## [Exercise objective]
Retype the listing below line for line, but only from the line with "Rebuild this chart" down to the line with "const obsLabelDY = [18, 17, 15, 4, -15];", inclusive. Pictures stay out.

## [Data listing]

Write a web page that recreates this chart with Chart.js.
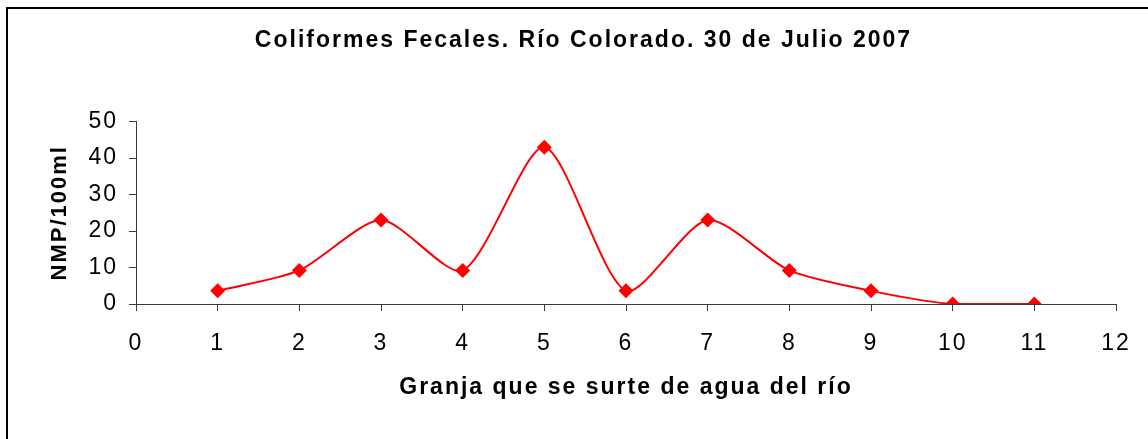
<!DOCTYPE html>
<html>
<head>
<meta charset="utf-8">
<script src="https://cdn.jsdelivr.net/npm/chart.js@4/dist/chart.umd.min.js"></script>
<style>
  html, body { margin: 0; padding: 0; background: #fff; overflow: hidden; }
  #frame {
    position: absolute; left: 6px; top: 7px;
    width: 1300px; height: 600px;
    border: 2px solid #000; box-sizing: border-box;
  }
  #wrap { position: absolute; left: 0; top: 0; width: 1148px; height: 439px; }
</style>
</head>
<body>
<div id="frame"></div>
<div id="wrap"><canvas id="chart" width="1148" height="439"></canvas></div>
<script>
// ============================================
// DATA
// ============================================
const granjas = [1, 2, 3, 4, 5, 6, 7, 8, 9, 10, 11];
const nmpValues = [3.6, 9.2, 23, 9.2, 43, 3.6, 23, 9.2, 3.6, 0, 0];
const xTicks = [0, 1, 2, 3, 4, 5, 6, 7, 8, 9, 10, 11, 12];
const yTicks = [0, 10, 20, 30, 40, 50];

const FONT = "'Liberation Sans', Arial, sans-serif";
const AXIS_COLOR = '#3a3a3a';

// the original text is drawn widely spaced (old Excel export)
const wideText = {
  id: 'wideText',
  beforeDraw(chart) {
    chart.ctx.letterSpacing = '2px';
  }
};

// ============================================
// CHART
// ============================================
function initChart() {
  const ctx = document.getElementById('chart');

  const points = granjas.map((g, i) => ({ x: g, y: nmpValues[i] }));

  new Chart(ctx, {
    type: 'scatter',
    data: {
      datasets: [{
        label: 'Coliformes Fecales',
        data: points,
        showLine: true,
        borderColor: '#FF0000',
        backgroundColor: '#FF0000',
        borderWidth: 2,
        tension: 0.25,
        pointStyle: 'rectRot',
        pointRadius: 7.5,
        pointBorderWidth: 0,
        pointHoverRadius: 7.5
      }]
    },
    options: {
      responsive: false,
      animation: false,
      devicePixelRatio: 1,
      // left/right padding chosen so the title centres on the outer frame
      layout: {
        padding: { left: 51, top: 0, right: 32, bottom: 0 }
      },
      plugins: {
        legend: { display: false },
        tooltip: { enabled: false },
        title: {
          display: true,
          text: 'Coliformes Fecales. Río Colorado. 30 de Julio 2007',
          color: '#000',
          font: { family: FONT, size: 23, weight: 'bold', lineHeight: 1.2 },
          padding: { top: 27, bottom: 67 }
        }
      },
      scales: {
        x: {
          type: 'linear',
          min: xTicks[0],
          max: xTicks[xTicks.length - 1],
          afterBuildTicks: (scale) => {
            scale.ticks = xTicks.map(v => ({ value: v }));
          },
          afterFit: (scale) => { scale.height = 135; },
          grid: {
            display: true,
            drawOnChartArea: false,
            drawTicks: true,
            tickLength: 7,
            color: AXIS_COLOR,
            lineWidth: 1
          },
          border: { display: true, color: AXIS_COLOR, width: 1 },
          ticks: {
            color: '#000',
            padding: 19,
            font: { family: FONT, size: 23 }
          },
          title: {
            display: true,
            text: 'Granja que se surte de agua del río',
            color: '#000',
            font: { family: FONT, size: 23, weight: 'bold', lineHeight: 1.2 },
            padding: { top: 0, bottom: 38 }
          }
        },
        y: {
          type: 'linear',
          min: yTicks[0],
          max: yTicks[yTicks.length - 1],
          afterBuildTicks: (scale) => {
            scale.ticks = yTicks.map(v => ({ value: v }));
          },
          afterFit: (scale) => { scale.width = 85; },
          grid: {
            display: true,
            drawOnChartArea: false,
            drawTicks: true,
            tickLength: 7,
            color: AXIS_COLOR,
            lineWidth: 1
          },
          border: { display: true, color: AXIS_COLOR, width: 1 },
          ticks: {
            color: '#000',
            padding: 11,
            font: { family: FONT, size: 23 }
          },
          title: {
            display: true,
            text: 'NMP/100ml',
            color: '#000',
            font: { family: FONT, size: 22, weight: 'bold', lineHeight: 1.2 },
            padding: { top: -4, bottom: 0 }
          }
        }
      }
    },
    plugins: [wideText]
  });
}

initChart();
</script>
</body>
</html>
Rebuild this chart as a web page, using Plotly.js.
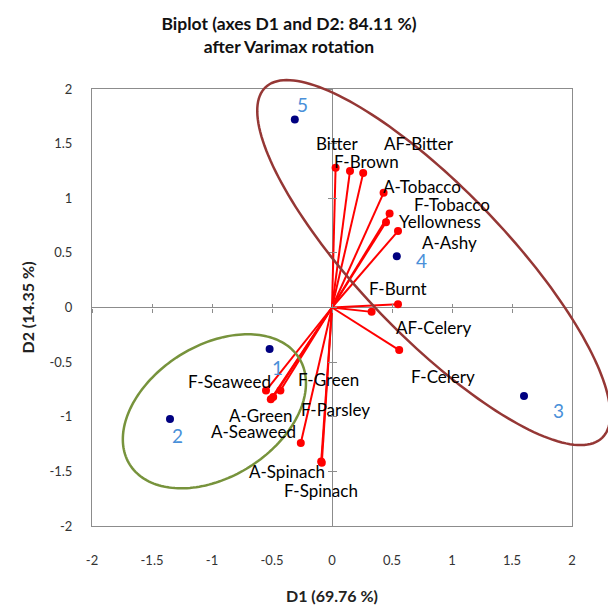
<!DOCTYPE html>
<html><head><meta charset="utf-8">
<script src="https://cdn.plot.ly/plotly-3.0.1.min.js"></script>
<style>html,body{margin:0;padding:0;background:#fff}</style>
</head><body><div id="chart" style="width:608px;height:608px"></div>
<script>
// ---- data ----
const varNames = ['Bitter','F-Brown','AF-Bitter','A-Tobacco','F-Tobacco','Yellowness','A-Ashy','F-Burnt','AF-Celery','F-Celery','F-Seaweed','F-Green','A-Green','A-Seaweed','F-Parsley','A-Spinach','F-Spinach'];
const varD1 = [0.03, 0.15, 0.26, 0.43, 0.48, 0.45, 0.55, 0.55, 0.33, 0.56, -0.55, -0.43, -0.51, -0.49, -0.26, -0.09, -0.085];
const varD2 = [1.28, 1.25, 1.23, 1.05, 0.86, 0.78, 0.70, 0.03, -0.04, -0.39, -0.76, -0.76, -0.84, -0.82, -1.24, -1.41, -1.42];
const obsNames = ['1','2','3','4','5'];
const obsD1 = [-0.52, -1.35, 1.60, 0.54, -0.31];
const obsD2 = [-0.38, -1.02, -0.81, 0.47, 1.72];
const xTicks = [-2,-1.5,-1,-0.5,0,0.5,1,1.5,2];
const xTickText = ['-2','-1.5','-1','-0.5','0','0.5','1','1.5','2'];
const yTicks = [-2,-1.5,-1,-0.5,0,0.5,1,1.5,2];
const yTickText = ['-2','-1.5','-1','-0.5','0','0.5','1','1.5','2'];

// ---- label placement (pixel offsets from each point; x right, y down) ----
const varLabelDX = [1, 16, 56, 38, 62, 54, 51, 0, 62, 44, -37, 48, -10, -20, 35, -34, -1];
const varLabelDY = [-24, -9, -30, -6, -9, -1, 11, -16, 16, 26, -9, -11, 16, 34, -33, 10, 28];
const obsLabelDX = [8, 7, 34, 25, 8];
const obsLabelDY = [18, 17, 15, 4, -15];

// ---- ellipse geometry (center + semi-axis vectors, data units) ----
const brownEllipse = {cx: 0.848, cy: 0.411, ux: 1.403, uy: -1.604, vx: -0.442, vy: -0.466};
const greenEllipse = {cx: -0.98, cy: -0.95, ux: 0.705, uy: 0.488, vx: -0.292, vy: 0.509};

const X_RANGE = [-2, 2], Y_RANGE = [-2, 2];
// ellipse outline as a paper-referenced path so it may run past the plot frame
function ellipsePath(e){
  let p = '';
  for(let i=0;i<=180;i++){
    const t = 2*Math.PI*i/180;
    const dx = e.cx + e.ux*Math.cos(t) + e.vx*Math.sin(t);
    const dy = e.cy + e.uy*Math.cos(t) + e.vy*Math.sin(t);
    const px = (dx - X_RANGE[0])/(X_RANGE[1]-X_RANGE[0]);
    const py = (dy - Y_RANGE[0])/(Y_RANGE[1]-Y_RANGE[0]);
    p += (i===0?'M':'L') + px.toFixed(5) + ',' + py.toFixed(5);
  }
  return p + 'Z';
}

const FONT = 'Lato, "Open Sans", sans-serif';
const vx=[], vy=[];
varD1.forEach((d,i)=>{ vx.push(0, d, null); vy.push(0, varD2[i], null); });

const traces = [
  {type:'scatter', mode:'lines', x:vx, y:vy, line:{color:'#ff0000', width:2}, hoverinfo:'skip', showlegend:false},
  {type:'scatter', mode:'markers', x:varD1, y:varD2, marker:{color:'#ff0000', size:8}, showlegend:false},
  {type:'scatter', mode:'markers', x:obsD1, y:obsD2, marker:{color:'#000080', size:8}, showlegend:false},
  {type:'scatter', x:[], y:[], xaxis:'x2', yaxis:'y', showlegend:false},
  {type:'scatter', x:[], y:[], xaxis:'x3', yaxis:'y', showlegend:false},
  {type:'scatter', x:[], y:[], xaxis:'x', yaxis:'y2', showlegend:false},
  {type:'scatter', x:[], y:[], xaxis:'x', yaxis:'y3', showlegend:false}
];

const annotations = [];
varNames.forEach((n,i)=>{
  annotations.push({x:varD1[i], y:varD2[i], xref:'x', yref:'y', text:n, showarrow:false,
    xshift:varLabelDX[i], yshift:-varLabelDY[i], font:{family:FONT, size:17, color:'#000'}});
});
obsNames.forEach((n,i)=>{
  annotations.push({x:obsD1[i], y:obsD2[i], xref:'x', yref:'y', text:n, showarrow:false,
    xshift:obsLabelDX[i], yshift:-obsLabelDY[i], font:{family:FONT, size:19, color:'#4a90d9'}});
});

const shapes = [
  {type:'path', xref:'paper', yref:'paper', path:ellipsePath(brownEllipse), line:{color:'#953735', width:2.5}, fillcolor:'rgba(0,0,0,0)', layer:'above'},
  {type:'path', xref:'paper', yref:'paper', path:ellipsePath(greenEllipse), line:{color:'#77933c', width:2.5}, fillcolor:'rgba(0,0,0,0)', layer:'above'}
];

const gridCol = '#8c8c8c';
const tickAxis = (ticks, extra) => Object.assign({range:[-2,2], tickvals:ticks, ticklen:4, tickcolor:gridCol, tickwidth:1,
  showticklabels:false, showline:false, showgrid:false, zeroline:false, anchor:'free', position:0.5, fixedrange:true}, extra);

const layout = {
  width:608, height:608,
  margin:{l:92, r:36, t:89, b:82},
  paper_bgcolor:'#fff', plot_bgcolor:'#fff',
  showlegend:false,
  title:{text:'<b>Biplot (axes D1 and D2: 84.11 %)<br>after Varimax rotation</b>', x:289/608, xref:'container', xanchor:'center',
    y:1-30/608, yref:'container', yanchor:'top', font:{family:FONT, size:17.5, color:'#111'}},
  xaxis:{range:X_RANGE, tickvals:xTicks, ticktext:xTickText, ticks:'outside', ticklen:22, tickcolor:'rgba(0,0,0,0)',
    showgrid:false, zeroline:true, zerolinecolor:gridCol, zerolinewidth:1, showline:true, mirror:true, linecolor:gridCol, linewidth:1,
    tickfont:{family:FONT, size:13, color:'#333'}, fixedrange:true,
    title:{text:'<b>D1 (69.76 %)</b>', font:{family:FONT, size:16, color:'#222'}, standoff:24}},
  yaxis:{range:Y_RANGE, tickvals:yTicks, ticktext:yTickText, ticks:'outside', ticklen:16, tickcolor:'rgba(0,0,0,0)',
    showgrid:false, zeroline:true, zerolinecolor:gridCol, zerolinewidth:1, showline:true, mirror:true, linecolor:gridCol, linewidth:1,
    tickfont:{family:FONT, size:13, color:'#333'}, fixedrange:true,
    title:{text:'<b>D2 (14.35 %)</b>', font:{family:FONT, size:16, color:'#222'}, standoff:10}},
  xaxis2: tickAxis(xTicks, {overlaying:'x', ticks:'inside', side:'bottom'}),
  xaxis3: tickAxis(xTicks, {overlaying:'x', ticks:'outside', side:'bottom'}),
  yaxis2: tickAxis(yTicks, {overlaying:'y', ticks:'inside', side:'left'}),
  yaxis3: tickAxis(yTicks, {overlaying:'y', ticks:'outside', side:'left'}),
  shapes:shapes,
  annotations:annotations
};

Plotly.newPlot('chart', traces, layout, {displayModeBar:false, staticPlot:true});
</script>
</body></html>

## [Exercise output]
Rebuild this chart as a web page, using Plotly.js.
<!DOCTYPE html>
<html><head><meta charset="utf-8">
<script src="https://cdn.plot.ly/plotly-3.0.1.min.js"></script>
<style>html,body{margin:0;padding:0;background:#fff}</style>
</head><body><div id="chart" style="width:608px;height:608px"></div>
<script>
// ---- data ----
const varNames = ['Bitter','F-Brown','AF-Bitter','A-Tobacco','F-Tobacco','Yellowness','A-Ashy','F-Burnt','AF-Celery','F-Celery','F-Seaweed','F-Green','A-Green','A-Seaweed','F-Parsley','A-Spinach','F-Spinach'];
const varD1 = [0.03, 0.15, 0.26, 0.43, 0.48, 0.45, 0.55, 0.55, 0.33, 0.56, -0.55, -0.43, -0.51, -0.49, -0.26, -0.09, -0.085];
const varD2 = [1.28, 1.25, 1.23, 1.05, 0.86, 0.78, 0.70, 0.03, -0.04, -0.39, -0.76, -0.76, -0.84, -0.82, -1.24, -1.41, -1.42];
const obsNames = ['1','2','3','4','5'];
const obsD1 = [-0.52, -1.35, 1.60, 0.54, -0.31];
const obsD2 = [-0.38, -1.02, -0.81, 0.47, 1.72];
const xTicks = [-2,-1.5,-1,-0.5,0,0.5,1,1.5,2];
const xTickText = ['-2','-1.5','-1','-0.5','0','0.5','1','1.5','2'];
const yTicks = [-2,-1.5,-1,-0.5,0,0.5,1,1.5,2];
const yTickText = ['-2','-1.5','-1','-0.5','0','0.5','1','1.5','2'];

// ---- label placement (pixel offsets from each point; x right, y down) ----
const varLabelDX = [1, 16, 56, 38, 62, 54, 51, 0, 62, 44, -37, 48, -10, -20, 35, -34, -1];
const varLabelDY = [-24, -9, -30, -6, -9, -1, 11, -16, 16, 26, -9, -11, 16, 34, -33, 10, 28];
const obsLabelDX = [8, 7, 34, 25, 8];
const obsLabelDY = [18, 17, 15, 4, -15];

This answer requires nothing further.